**Task details**: Nothing after the line with "const BLUE = '#3E6A9F', RED = '#C00000';" belongs in the copy; extract the lines below from the top through that line, pictures left out.

○ ○ ○ ○ ○

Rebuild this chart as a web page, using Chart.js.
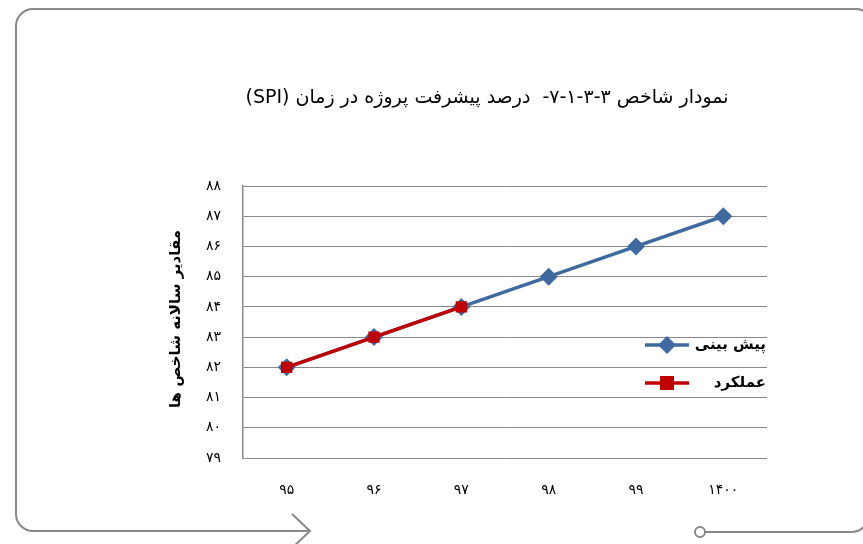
<!DOCTYPE html>
<html><head><meta charset="utf-8">
<script src="https://cdn.jsdelivr.net/npm/chart.js@4/dist/chart.umd.min.js"></script>
<style>html,body{margin:0;padding:0;background:#fff}#wrap{width:863px;height:544px}</style>
</head><body><div id="wrap"><canvas id="c" width="863" height="544"></canvas></div>
<script>
const categories = ['۹۵','۹۶','۹۷','۹۸','۹۹','۱۴۰۰'];
const forecast = [82, 83, 84, 85, 86, 87];
const actual = [82, 83, 84, null, null, null];
const seriesNames = ['پیش بینی', 'عملکرد'];
const titleText = 'نمودار شاخص ۳-۳-۱-۷-  درصد پیشرفت پروژه در زمان (SPI)';
const yTitle = 'مقادیر سالانه شاخص ها';
const yMin = 79, yMax = 88;

const FONT = '"DejaVu Sans", "Noto Sans", sans-serif';
const toFa = n => String(n).replace(/\d/g, d => '۰۱۲۳۴۵۶۷۸۹'[d]);
const BLUE = '#3E6A9F', RED = '#C00000';

const decor = {
  id: 'decor',
  afterDraw(chart) {
    const ctx = chart.ctx;
    ctx.save();
    // frame
    ctx.strokeStyle = '#888';
    ctx.lineWidth = 2;
    ctx.beginPath();
    ctx.moveTo(310, 531);
    ctx.lineTo(33, 531);
    ctx.arcTo(16, 531, 16, 514, 17);
    ctx.lineTo(16, 26);
    ctx.arcTo(16, 9, 33, 9, 17);
    ctx.lineTo(856, 9);
    ctx.arcTo(872, 9, 872, 25, 16);
    ctx.stroke();
    ctx.beginPath();
    ctx.moveTo(292, 514); ctx.lineTo(310, 531); ctx.lineTo(292, 548);
    ctx.stroke();
    ctx.beginPath();
    ctx.arc(700, 532, 5, 0, Math.PI * 2);
    ctx.stroke();
    ctx.beginPath();
    ctx.moveTo(705, 532); ctx.lineTo(852, 532);
    ctx.arcTo(868, 532, 868, 516, 16);
    ctx.stroke();
    // title
    ctx.fillStyle = '#000';
    ctx.font = '19px ' + FONT;
    ctx.textAlign = 'center';
    ctx.textBaseline = 'middle';
    ctx.direction = 'rtl';
    ctx.fillText(titleText, 487, 98);
    // y title
    ctx.save();
    ctx.translate(176, 319);
    ctx.rotate(-Math.PI / 2);
    ctx.font = 'bold 15px ' + FONT;
    ctx.fillText(yTitle, 0, 0);
    ctx.restore();
    // legend
    const items = [
      {y: 345, color: BLUE, style: 'rectRot', name: seriesNames[0]},
      {y: 383, color: RED, style: 'rect', name: seriesNames[1]}
    ];
    items.forEach(it => {
      ctx.strokeStyle = it.color;
      ctx.lineWidth = 3.5;
      ctx.beginPath(); ctx.moveTo(645, it.y); ctx.lineTo(689, it.y); ctx.stroke();
      ctx.fillStyle = it.color;
      if (it.style === 'rect') ctx.fillRect(660, it.y - 7, 14, 14);
      else { ctx.beginPath(); ctx.moveTo(667, it.y - 9); ctx.lineTo(676, it.y); ctx.lineTo(667, it.y + 9); ctx.lineTo(658, it.y); ctx.closePath(); ctx.fill(); }
      ctx.fillStyle = '#000';
      ctx.font = 'bold 15px ' + FONT;
      ctx.textAlign = 'right';
      ctx.direction = 'rtl';
      ctx.fillText(it.name, 766, it.y);
    });
    ctx.restore();
  }
};

new Chart(document.getElementById('c'), {
  type: 'line',
  data: {
    labels: categories,
    datasets: [
      {label: seriesNames[0], data: forecast, borderColor: BLUE, backgroundColor: BLUE, borderWidth: 3.5, order: 2,
       pointStyle: 'rectRot', pointRadius: 9, pointHoverRadius: 9, pointBorderWidth: 0, tension: 0},
      {label: seriesNames[1], data: actual, borderColor: RED, backgroundColor: RED, borderWidth: 3.5, order: 1,
       pointStyle: 'rect', pointRadius: 8, pointHoverRadius: 8, pointBorderWidth: 0, tension: 0, spanGaps: false}
    ]
  },
  options: {
    responsive: false,
    animation: false,
    events: [],
    layout: {padding: {left: 0, right: 96, top: 186, bottom: 0}},
    plugins: {legend: {display: false}, title: {display: false}, tooltip: {enabled: false}},
    scales: {
      x: {
        offset: true,
        grid: {display: false, drawTicks: false},
        border: {display: false},
        ticks: {padding: 24, color: '#000', font: {family: FONT, size: 14}},
        afterFit(s) { s.height = 86; }
      },
      y: {
        min: yMin, max: yMax,
        grid: {color: '#888', lineWidth: 1, drawTicks: false},
        border: {display: true, color: '#888', width: 1.5},
        ticks: {stepSize: 1, padding: 22, color: '#000', font: {family: FONT, size: 14}, callback: v => toFa(v)},
        afterFit(s) { s.width = 243; }
      }
    }
  },
  plugins: [decor]
});
</script>
</body></html>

○ ○ ○ ○ ○

**Written response**:
Rebuild this chart as a web page, using Chart.js.
<!DOCTYPE html>
<html><head><meta charset="utf-8">
<script src="https://cdn.jsdelivr.net/npm/chart.js@4/dist/chart.umd.min.js"></script>
<style>html,body{margin:0;padding:0;background:#fff}#wrap{width:863px;height:544px}</style>
</head><body><div id="wrap"><canvas id="c" width="863" height="544"></canvas></div>
<script>
const categories = ['۹۵','۹۶','۹۷','۹۸','۹۹','۱۴۰۰'];
const forecast = [82, 83, 84, 85, 86, 87];
const actual = [82, 83, 84, null, null, null];
const seriesNames = ['پیش بینی', 'عملکرد'];
const titleText = 'نمودار شاخص ۳-۳-۱-۷-  درصد پیشرفت پروژه در زمان (SPI)';
const yTitle = 'مقادیر سالانه شاخص ها';
const yMin = 79, yMax = 88;

const FONT = '"DejaVu Sans", "Noto Sans", sans-serif';
const toFa = n => String(n).replace(/\d/g, d => '۰۱۲۳۴۵۶۷۸۹'[d]);
const BLUE = '#3E6A9F', RED = '#C00000';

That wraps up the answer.